Third, only 21% (13 of 63 patients) of patients who met at least one of the criteria went on to receive further testing in the form of a HCP referral, MSI testing, or IHC staining. Our study suggests that patients with a younger age of diagnosis, past medical history of malignancy, and family history of malignancy are more likely to receive further investigation than those without. Given that this was a retrospective study, it is difficult to elicit from our data why some patients may not have received further investigation. However, we speculate that lack of recognition of the fulfillment of these criteria may be a factor. In addition, access to MSI testing or IHC staining is restricted and cannot be readily ordered by most physicians, including gastroenterologists, in British Columbia. This acts as an additional barrier to obtaining appropriate investigation for patients at high risk of Lynch Syndrome.
Overall, the underrecognition of Lynch Syndrome is multifactorial with issues at the patient, physician, and systems level. Although some factors are amenable to quality improvement intervention (e.g., encouraging physicians to ask about all malignancies in the family as opposed to just gastrointestinal related malignancy), some are not (e.g., poor patient recollection of the details of their family history). To deal with the fact that patients often have incomplete information and that physicians often do not (or cannot) obtain full family histories, the American Gastroenterology Association recommends universal MSI testing or IHC staining for all colorectal cancers . Studies of molecular testing of all CRCs reveal that up to 28% of Lynch Syndrome patients could be missed with the most liberal clinical criteria, the Revised Bethesda Guidelines . Furthermore, studies evaluating cost effectiveness of the various strategies have largely favoured universal testing, with initial IHC testing followed by BRAF mutation analysis for MLH1 absent tumours emerging as the most cost-effective approach .

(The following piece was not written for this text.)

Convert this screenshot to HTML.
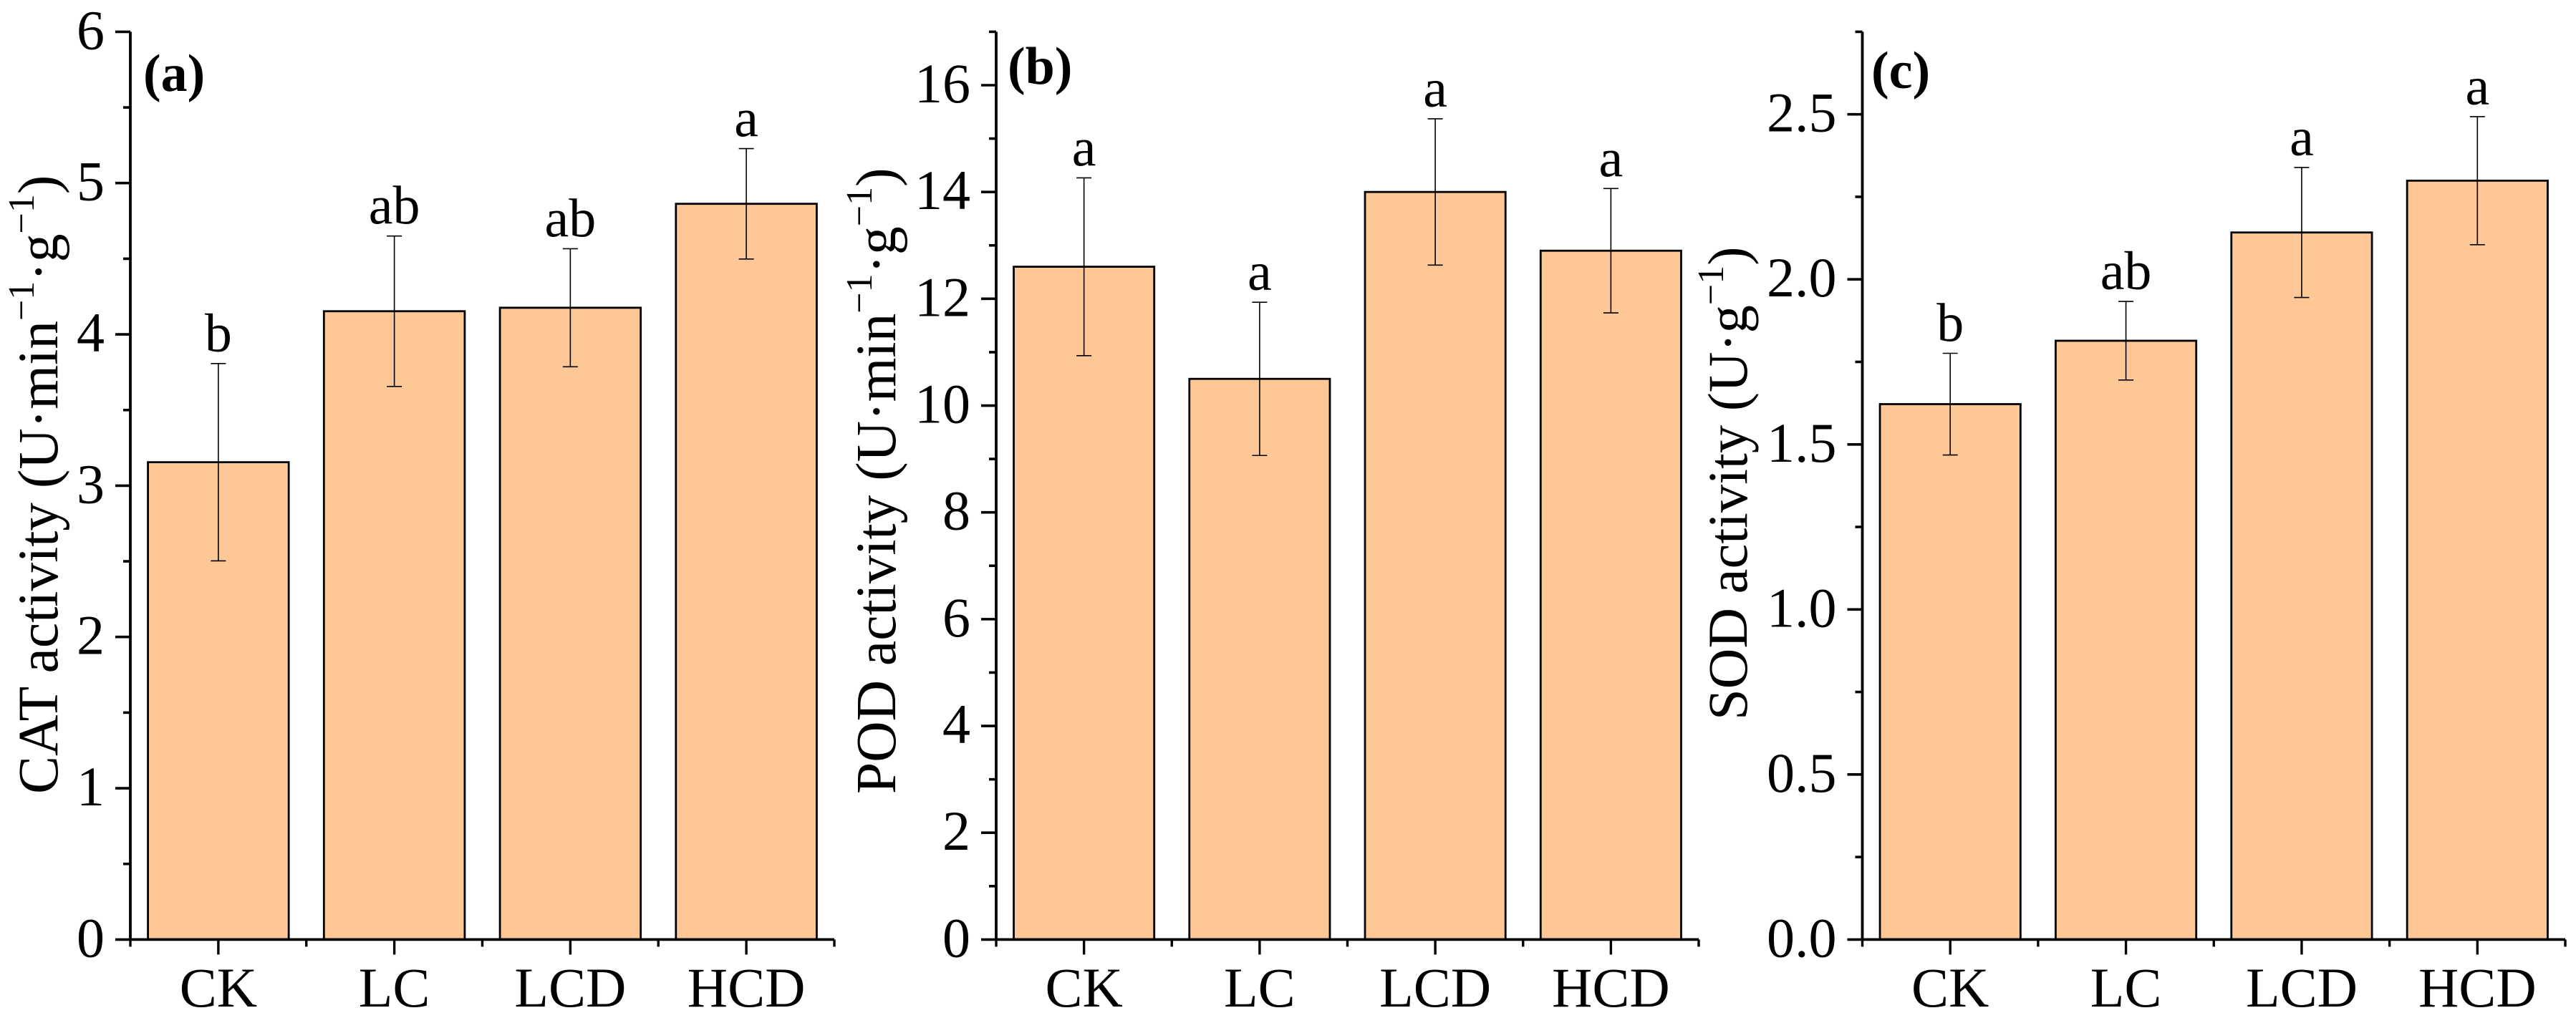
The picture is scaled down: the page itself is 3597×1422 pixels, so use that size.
<!DOCTYPE html>
<html lang="en">
<head>
<meta charset="utf-8">
<title>CAT, POD and SOD activity</title>
<style>
  html, body { margin: 0; padding: 0; background: #fff; }
  svg { display: block; }
  text { font-family: "Liberation Serif", "Times New Roman", serif; fill: #000; }
  .tick-label { font-size: 78px; }
  .axis-title { font-size: 79.5px; }
  .axis-title-short { font-size: 78.5px; }
  .sup { font-size: 52px; }
  .panel-tag { font-size: 74px; font-weight: bold; }
  .sig { font-size: 76px; }
</style>
</head>
<body>
<svg id="figure" xmlns="http://www.w3.org/2000/svg" width="3597" height="1422" viewBox="0 0 3597 1422">
  <rect x="0" y="0" width="3597" height="1422" fill="#ffffff"/>

  <g id="panel-a">
    <g id="marks-a"></g>
    <text class="panel-tag" x="200" y="127">(a)</text>
    <text class="axis-title" transform="translate(80 1109) rotate(-90)">CAT activity (U·min<tspan class="sup" dy="-33">−1</tspan><tspan dy="33">·g</tspan><tspan class="sup" dy="-33">−1</tspan><tspan dy="33">)</tspan></text>
  </g>

  <g id="panel-b">
    <g id="marks-b"></g>
    <text class="panel-tag" x="1407" y="117">(b)</text>
    <text class="axis-title" transform="translate(1250 1109) rotate(-90)">POD activity (U·min<tspan class="sup" dy="-33">−1</tspan><tspan dy="33">·g</tspan><tspan class="sup" dy="-33">−1</tspan><tspan dy="33">)</tspan></text>
  </g>

  <g id="panel-c">
    <g id="marks-c"></g>
    <text class="panel-tag" x="2613" y="123">(c)</text>
    <text class="axis-title-short" transform="translate(2439 1006) rotate(-90)">SOD activity (U·g<tspan class="sup" dy="-33">−1</tspan><tspan dy="33">)</tspan></text>
  </g>
</svg>

<script>
// Shared categories
const categories = ['CK', 'LC', 'LCD', 'HCD'];

// Panel (a) CAT
const catValues = [3.155, 4.153, 4.176, 4.863];
const catErrors = [0.652, 0.497, 0.390, 0.365];
const catLetters = ['b', 'ab', 'ab', 'a'];
const catMajorTicks = [0, 1, 2, 3, 4, 5, 6];
const catTickLabels = ['0', '1', '2', '3', '4', '5', '6'];
const catMinorTicks = [0.5, 1.5, 2.5, 3.5, 4.5, 5.5];

// Panel (b) POD
const podValues = [12.6, 10.5, 14.0, 12.9];
const podErrors = [1.665, 1.435, 1.37, 1.165];
const podLetters = ['a', 'a', 'a', 'a'];
const podMajorTicks = [0, 2, 4, 6, 8, 10, 12, 14, 16];
const podTickLabels = ['0', '2', '4', '6', '8', '10', '12', '14', '16'];
const podMinorTicks = [1, 3, 5, 7, 9, 11, 13, 15, 17];

// Panel (c) SOD
const sodValues = [1.622, 1.814, 2.142, 2.299];
const sodErrors = [0.154, 0.119, 0.197, 0.194];
const sodLetters = ['b', 'ab', 'a', 'a'];
const sodMajorTicks = [0, 0.5, 1.0, 1.5, 2.0, 2.5];
const sodTickLabels = ['0.0', '0.5', '1.0', '1.5', '2.0', '2.5'];
const sodMinorTicks = [0.25, 0.75, 1.25, 1.75, 2.25, 2.75];

const NS = 'http://www.w3.org/2000/svg';

function make(parent, tag, attrs, text) {
  const el = document.createElementNS(NS, tag);
  Object.keys(attrs).forEach(function (k) { el.setAttribute(k, attrs[k]); });
  if (text !== undefined) el.textContent = text;
  parent.appendChild(el);
  return el;
}

function drawPanel(cfg) {
  const root = document.getElementById(cfg.target);
  const plotTop = 44.4, plotBottom = 1312.4;
  const x = function (i) { return cfg.left + (i + 0.5) * (cfg.right - cfg.left) / categories.length; };
  const y = function (v) { return plotBottom - (v / cfg.yMax) * (plotBottom - plotTop); };
  const band = (cfg.right - cfg.left) / categories.length;
  const barWidth = band * 0.8;

  categories.forEach(function (cat, i) {
    const bar = make(root, 'rect', {
      x: x(i) - barWidth / 2, y: y(cfg.values[i]), width: barWidth, height: plotBottom - y(cfg.values[i]),
      fill: '#FEC896', stroke: '#000', 'stroke-width': 2.8
    });
    
    
  });

  categories.forEach(function (cat, i) {
    const hi = y(cfg.values[i] + cfg.errors[i]);
    const lo = y(cfg.values[i] - cfg.errors[i]);
    const d = 'M' + x(i) + ' ' + hi + 'V' + lo +
      'M' + (x(i) - 10.5) + ' ' + hi + 'H' + (x(i) + 10.5) +
      'M' + (x(i) - 10.5) + ' ' + lo + 'H' + (x(i) + 10.5);
    const err = make(root, 'path', { d: d, fill: 'none', stroke: '#000', 'stroke-width': 1.6 });
    
    

    const letter = make(root, 'text', { class: 'sig', x: x(i), y: hi - 17, 'text-anchor': 'middle' }, cfg.letters[i]);
    
    
  });

  const yAxis = make(root, 'path', {
    d: 'M' + cfg.left + ' ' + plotTop + 'V' + plotBottom, fill: 'none', stroke: '#000', 'stroke-width': 3.8
  });
  
  

  const xAxis = make(root, 'path', {
    d: 'M' + cfg.left + ' ' + plotBottom + 'H' + cfg.right, fill: 'none', stroke: '#000', 'stroke-width': 3.8
  });
  
  

  cfg.majorTicks.forEach(function (t, i) {
    const tick = make(root, 'path', {
      d: 'M' + (cfg.left - 21) + ' ' + y(t) + 'H' + cfg.left, stroke: '#000', 'stroke-width': 3.6
    });
    
    

    const label = make(root, 'text', {
      class: 'tick-label', x: cfg.left - 36, y: y(t) + 24, 'text-anchor': 'end'
    }, cfg.tickLabels[i]);
    
    
  });

  cfg.minorTicks.forEach(function (t) {
    const tick = make(root, 'path', {
      d: 'M' + (cfg.left - 10) + ' ' + y(t) + 'H' + cfg.left, stroke: '#000', 'stroke-width': 3.6
    });
    
    
  });

  categories.forEach(function (cat, i) {
    const tick = make(root, 'path', {
      d: 'M' + x(i) + ' ' + plotBottom + 'V' + (plotBottom + 21), stroke: '#000', 'stroke-width': 3.4
    });
    
    

    const label = make(root, 'text', {
      class: 'tick-label', x: x(i), y: 1406, 'text-anchor': 'middle'
    }, cat);
    
    
  });

  for (let i = 0; i <= categories.length; i++) {
    const tx = cfg.left + i * band;
    const tick = make(root, 'path', {
      d: 'M' + tx + ' ' + plotBottom + 'V' + (plotBottom + 10), stroke: '#000', 'stroke-width': 3.4
    });
    
    
  }
}

drawPanel({ id: 'cat', target: 'marks-a', left: 182, right: 1165, yMax: 6,
  values: catValues, errors: catErrors, letters: catLetters,
  majorTicks: catMajorTicks, tickLabels: catTickLabels, minorTicks: catMinorTicks });
drawPanel({ id: 'pod', target: 'marks-b', left: 1391, right: 2372, yMax: 17,
  values: podValues, errors: podErrors, letters: podLetters,
  majorTicks: podMajorTicks, tickLabels: podTickLabels, minorTicks: podMinorTicks });
drawPanel({ id: 'sod', target: 'marks-c', left: 2600.5, right: 3582, yMax: 2.75,
  values: sodValues, errors: sodErrors, letters: sodLetters,
  majorTicks: sodMajorTicks, tickLabels: sodTickLabels, minorTicks: sodMinorTicks });
</script>
</body>
</html>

As with any aspect in medicine, identification of these mutations must always be placed in the context of the patient and their respective wishes. A Dutch study revealed that almost half of the subjects in their cohort of family members at risk did not opt for genetic testing for LS . Leenen et al.  further explored the motivations for the uptake or decline of genetic testing and revealed that the most important reasons for declining testing were anticipating problems with life insurance and mortgage, being content with life as is, and not experiencing any physical complaints.
Taken altogether, the present system of reliance on histories and patients to report their family histories appears to be inadequate and needs modification. A system such as that suggested by the latest AGA Guidelines where all cancers are universally tested appears to offer a cost-effective solution to these problems; however, it is essential that these results are interpreted in the perspective of the patient and the potential impact on their respective livelihood.
This manuscript was produced with the invaluable assistance of Renee Janssen who assisted with the development of our database. In addition, the authors would like to thank Cherry Galorport and Dr. Blair Walker for their assistance.
The authors declare that there are no conflicts of interest regarding the publication of this paper.